Combining events and events_intraday data where GA4 batch export exceeds quota
Closed this issue · 7 comments
A GA4 property with both batch and streaming exports populates the intraday tables in almost real time and then the batch tables are populated, hopefully overnight, and the equivalent streaming partition gets deleted.
The batch export, however, is limited to 1,000,000 events per day. When a batch export exceeds that 1 million event threshold, the basic events partition is not created and the intraday partition that holds the streaming data remains in place.
Our current approach to combining the tables bolts on everything in the intraday table. It would be better to combine these tables in a more robust way as unioning the intraday partitions to the events data results in all intraday partitions getting reprocessed.
One possibility is to not distinguish between events_*
and events_intraday_*
. The issue with this approach is that I have heard, but not witnessed, that there can be a period of time where equivalent partitions exist on both the events_*
and events_intraday_*
tables.
I'd love to hear other ideas for how to combine older intraday tables in such a way as they do not need to be reprocessed.
@willbryant and @adamribaudo-velir, I'd like your opinions on this issue.
I think it might be best for us to remove the frequency
variable and the ``base_ga4__events_intradaymodel entirely and treat all
events_` and `events_intraday_` tables the same.
Removing the distinction between those tables would resolve this issue. It might simplify the code. And it would make the package easier to use.
It's not the sort of thing that I'd want to change without discussion first.
Keen, please see #80 - specifically my proposed resolution would get easier with the change you propose, I think?

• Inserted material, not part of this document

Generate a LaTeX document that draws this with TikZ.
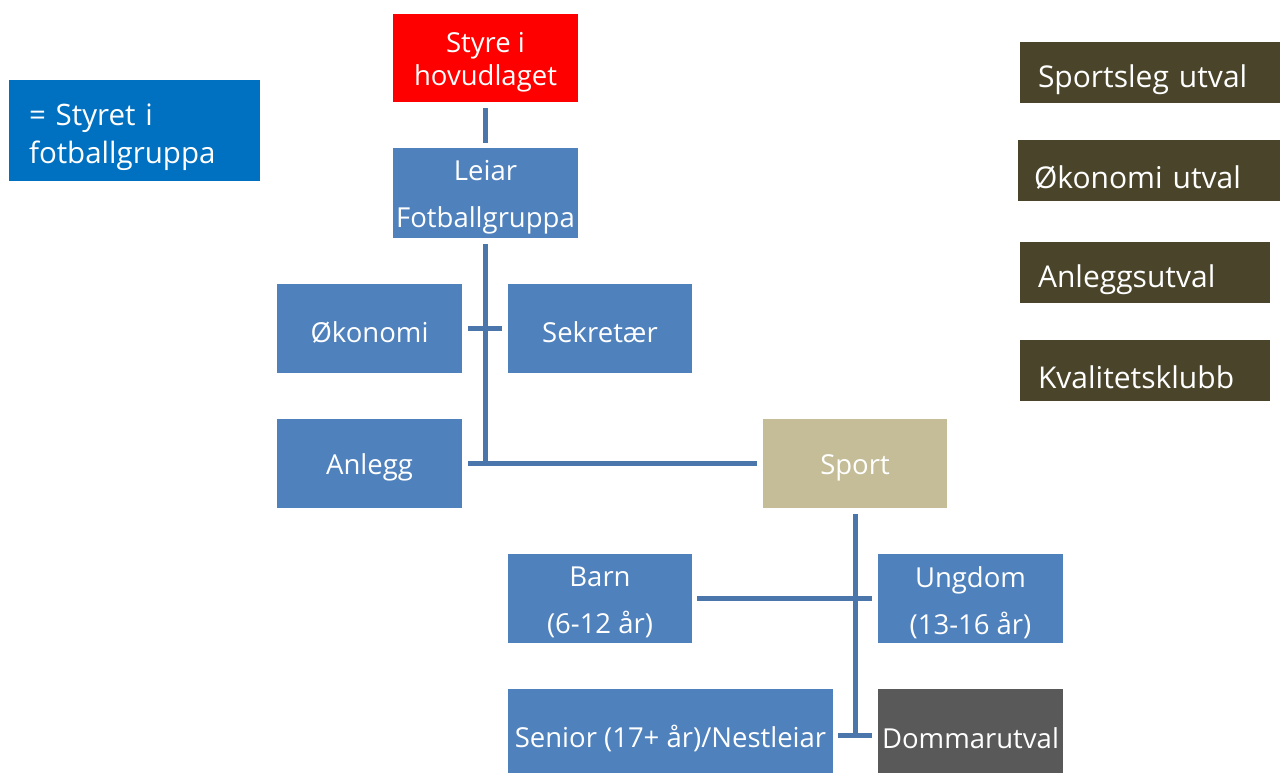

I agree that handling the intraday table as a special condition in so many places is brittle and I'd be fine dropping the 'frequency' variable if we can find an elegant solution. I just wish I had a better handle on the variations that we need to support. From what I understand, there are 4:
- Daily only
- Daily + Streaming. The intraday table is dropped and converted to a daily shard
- Daily + Streaming when some days have >1M events and no daily shard is written
- Streaming only
I don't have any examples of 3 & 4 to work with which makes me uneasy in producing a solution.
Based on what I know now, what a solution may look like is this:
- Select from daily and intraday tables into our
base
model and depend on our dedupe clause to remove duplicate rows - Require users to use 'static incremental days' setting to ensure any day with partial data is reprocessed
@willbryant regarding your solution in #80, I think @dgitis was saying that when events are >1M then an intraday shard is created and not removed. So your solution to find event_*
> some integer
could pick up very old event_intraday_XXXXX
shards.
Anyway, I created a PR that runs here but I'm not sure if I'm oversimplifying things #188
PR #188 is pretty much what I'd envisioned but I think maybe we can do one query for both events
and events_intraday
as suggested by @willbryant a comment in #80.
I don't have any sites that fulfill example 3 conditions, but I've seen screenshots posted on Measure Slack.
I've got plenty of experience with example 4. I will test it.
I believe variation 5 would be multi site that mixes sites using variations 1-4.
I'm thinking that the _dbt_max_partition
macro could cause an issue if GA4 is late two days and you have streaming and batch exports set up where the yesterday and two days prior gets built from intraday data so when today's run goes, _dbt_max_partition
returns yesterday's date leaving two days prior built from intraday (admittedly, from a full day of intraday data so its not terrible but not ideal either).
Yea my concern with the approach in #80 was that it would pick up old intraday tables. But if someone can get me a screenshot of what scenario 3 looks like, I could recreate it by hand?
And yea, variations 5-8 would be the same as 1-4 but for multi-site. So 8 variations to test 😕
There was this comment in #80.
eg. let's say I ran the pipeline last night, 2022-10-26. The last non-intraday table at that point was the previous day's
events_20221025
. I now want a query that will pick up 2022-10-26 (and 2022-10-27 when it comes), whether the 26th is inevents_intraday_20221026
orevents_20221026
.So I do this by querying
events_*
with aWHERE _TABLE_SUFFIX > '20221025'
condition.(I don't need to use
WHERE _TABLE_SUFFIX > '20221025' OR _TABLE_SUFFIX > 'intraday_20221025'
because thei
of intraday is>
the2
of20221025
, so the one condition works to find both.)
@willbryant is matching both events and events intraday tables with just the _table_suffix
date condition which should prevent old intraday tables from being picked up.
I think if we test variation 3 against multi-site, then we'll have covered everything adequately. The issue with multi-site is that you can have multiple properties configured differently (we don't support this, but it could happen). Supporting variation 3 for multi-site is likely the equivalent of having a mix of sites on 1,2, and 4.
I tried searching Measure Slack and couldn't find a screenshot. Google's documentation does confirm that the situation for example 3 is mostly as I described.
It's not clear, from the documentation, that the intraday partitions are not deleted. I'm pretty sure I've seen it somewhere that intraday partitions persist when batch partitions are not created. Perhaps we should ask Measure Slack for confirmation.